— Brief —
In the entries below, find the line containing "Reproduce this chart with D3.js." and the line containing "d3.scaleLinear().domain([0, 14]).range([plotB, plotT]);". Copy those two lines and everything between them exactly, without the pictures.

(Code that draws figures)
===
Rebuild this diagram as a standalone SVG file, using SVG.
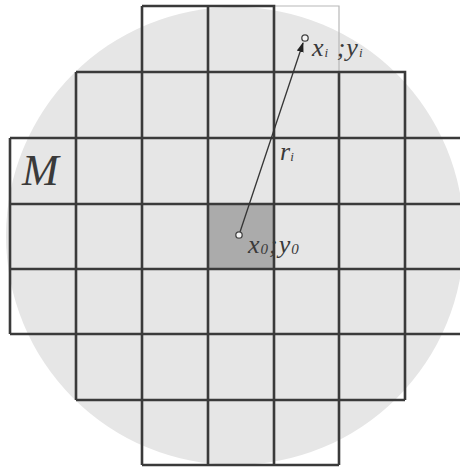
<svg xmlns="http://www.w3.org/2000/svg" width="460" height="471" viewBox="0 0 460 471">
<style>
.cell{fill:none;stroke:#3a3a3a;stroke-width:2.6}
.faint{fill:none;stroke:#b8b8b8;stroke-width:1.2}
.lbl{font-family:"Liberation Serif","DejaVu Serif",serif;font-style:italic;fill:#3a3a3a}
.pt{fill:#f4f4f4;stroke:#444;stroke-width:1.3}
</style>
<defs>
<marker id="ah" viewBox="0 0 10 10" refX="9" refY="5" markerWidth="10" markerHeight="10" markerUnits="userSpaceOnUse" orient="auto">
<path d="M0,1.5 L10,5 L0,8.5 z" fill="#222"/>
</marker>
</defs>
<rect width="460" height="471" fill="#ffffff"/>
<g id="disk"><circle cx="235" cy="236" r="229" fill="#e6e6e6"/></g>
<g id="center-cell"><rect x="208" y="204" width="66" height="65" fill="#ababab"/></g>
<g id="grid">
<path class="faint" d="M274,6 H339 V72"/>
<path class="cell" d="M142,6 H274 V72 M142,6 V465 M208,6 V465"/>
<path class="cell" d="M76,72 H405 V138 M76,72 V400 M274,72 V465 M339,72 V465 M405,72 V400"/>
<path class="cell" d="M10,138 H471 M10,138 V334 M10,204 H471 M10,269 H471 M10,334 H471"/>
<path class="cell" d="M76,400 H405 M142,465 H339"/>
</g>
<g id="connectors">
<line x1="239" y1="235" x2="303" y2="43" stroke="#333" stroke-width="1.3" marker-end="url(#ah)"/>
</g>
<g id="p0"><circle class="pt" cx="239" cy="235" r="3.2"/>
<text class="lbl" x="248" y="253" font-size="26" letter-spacing="1">x<tspan font-size="15" dy="1">0</tspan><tspan dy="-1">;</tspan>y<tspan font-size="15" dy="1">0</tspan></text></g>
<g id="pi"><circle class="pt" cx="305" cy="38" r="3.2"/>
<text class="lbl" x="312" y="56" font-size="26" letter-spacing="1">x<tspan font-size="13" dy="1">i</tspan><tspan dy="-1"> ;</tspan>y<tspan font-size="13" dy="1">i</tspan></text></g>
<g id="r"><text class="lbl" x="280" y="160" font-size="26">r<tspan font-size="13" dy="1">i</tspan></text></g>
<g id="M"><text class="lbl" x="22" y="185" font-size="44">M</text></g>
</svg>
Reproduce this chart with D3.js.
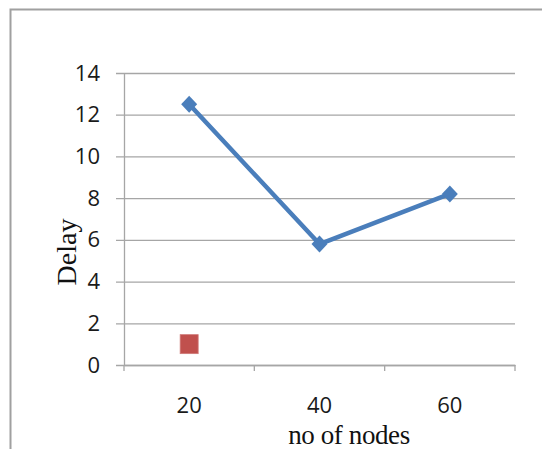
<!DOCTYPE html>
<html>
<head>
<meta charset="utf-8">
<script src="https://cdn.jsdelivr.net/npm/d3@7"></script>
<style>
  body { margin: 0; background: #fff; }
  svg { display: block; }
</style>
</head>
<body>
<svg id="chart" width="542" height="449"></svg>
<script>
// data
const nodes = ["20", "40", "60"];
const delaySeries = [12.5, 5.8, 8.2];
const otherNodes = ["20"];
const otherSeries = [1.0];
const yTicks = [0, 2, 4, 6, 8, 10, 12, 14];

const svg = d3.select("#chart");
const plotL = 124, plotR = 515, plotT = 73, plotB = 365;
const gridCol = "#a6a6a6";

// outer chart border (cropped at right / bottom)
svg.append("rect")
  .attr("x", 10.5).attr("y", 9.5)
  .attr("width", 560).attr("height", 460)
  .attr("fill", "none")
  .attr("stroke", "#a0a0a0")
  .attr("stroke-width", 2);

const x = d3.scaleBand().domain(nodes).range([plotL, plotR]);
const y = d3.scaleLinear().domain([0, 14]).range([plotB, plotT]);

// y axis + gridlines
const gy = svg.append("g")
  .attr("transform", "translate(" + plotL + ",0)")
  .call(d3.axisLeft(y).tickValues(yTicks).tickSize(-(plotR - plotL)).tickSizeOuter(0).tickPadding(24));
gy.select(".domain").attr("stroke", gridCol).attr("stroke-width", 1.3);
gy.selectAll(".tick line").attr("x1", -8).attr("stroke", gridCol).attr("stroke-width", 1.3);
gy.selectAll(".tick text")
  .attr("font-family", "'Open Sans', sans-serif")
  .attr("font-size", 22)
  .attr("fill", "#1a1a1a");

// x axis
const gx = svg.append("g")
  .attr("transform", "translate(0," + plotB + ")")
  .call(d3.axisBottom(x).tickSize(0).tickSizeOuter(0));
gx.select(".domain").attr("stroke", gridCol).attr("stroke-width", 1.3);
gx.selectAll(".tick text")
  .attr("dy", null)
  .attr("y", 48)
  .attr("font-family", "'Open Sans', sans-serif")
  .attr("font-size", 22)
  .attr("fill", "#1a1a1a");

// category boundary ticks
const edges = nodes.map(d => x(d)).concat([x(nodes[nodes.length - 1]) + x.bandwidth()]);
svg.append("g").selectAll("line").data(edges).join("line")
  .attr("x1", d => d).attr("x2", d => d)
  .attr("y1", plotB).attr("y2", plotB + 6)
  .attr("stroke", gridCol).attr("stroke-width", 1.3);

// axis titles
svg.append("text")
  .attr("transform", "translate(76,252) rotate(-90)")
  .attr("text-anchor", "middle")
  .attr("font-family", "'Liberation Serif', serif")
  .attr("font-size", 28)
  .attr("fill", "#111")
  .text("Delay");

svg.append("text")
  .attr("x", 349).attr("y", 444)
  .attr("text-anchor", "middle")
  .attr("font-family", "'Liberation Serif', serif")
  .attr("font-size", 27)
  .attr("letter-spacing", -0.4)
  .attr("fill", "#111")
  .text("no of nodes");

const cx = d => x(d) + x.bandwidth() / 2;
const blue = "#4a7ebb";

// delay line
const pts = nodes.map((d, i) => [cx(d), y(delaySeries[i])]);
svg.append("path")
  .attr("d", d3.line()(pts))
  .attr("fill", "none")
  .attr("stroke", blue)
  .attr("stroke-width", 4.5)
  .attr("stroke-linejoin", "round");

svg.append("g").selectAll("path").data(pts).join("path")
  .attr("transform", d => "translate(" + d[0] + "," + d[1] + ")")
  .attr("d", "M0,-8.5L8,0L0,8.5L-8,0Z")
  .attr("fill", blue);

// second series: single square
svg.append("g").selectAll("rect").data(otherSeries).join("rect")
  .attr("x", (d, i) => cx(otherNodes[i]) - 9)
  .attr("y", d => y(d) - 9.5)
  .attr("width", 18).attr("height", 19)
  .attr("fill", "#c0504d")
  .attr("stroke", "#d07a78")
  .attr("stroke-width", 0.8);
</script>
</body>
</html>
===
— Reply to the task —
Reproduce this chart with D3.js.
<!DOCTYPE html>
<html>
<head>
<meta charset="utf-8">
<script src="https://cdn.jsdelivr.net/npm/d3@7"></script>
<style>
  body { margin: 0; background: #fff; }
  svg { display: block; }
</style>
</head>
<body>
<svg id="chart" width="542" height="449"></svg>
<script>
// data
const nodes = ["20", "40", "60"];
const delaySeries = [12.5, 5.8, 8.2];
const otherNodes = ["20"];
const otherSeries = [1.0];
const yTicks = [0, 2, 4, 6, 8, 10, 12, 14];

const svg = d3.select("#chart");
const plotL = 124, plotR = 515, plotT = 73, plotB = 365;
const gridCol = "#a6a6a6";

// outer chart border (cropped at right / bottom)
svg.append("rect")
  .attr("x", 10.5).attr("y", 9.5)
  .attr("width", 560).attr("height", 460)
  .attr("fill", "none")
  .attr("stroke", "#a0a0a0")
  .attr("stroke-width", 2);

const x = d3.scaleBand().domain(nodes).range([plotL, plotR]);
const y = d3.scaleLinear().domain([0, 14]).range([plotB, plotT]);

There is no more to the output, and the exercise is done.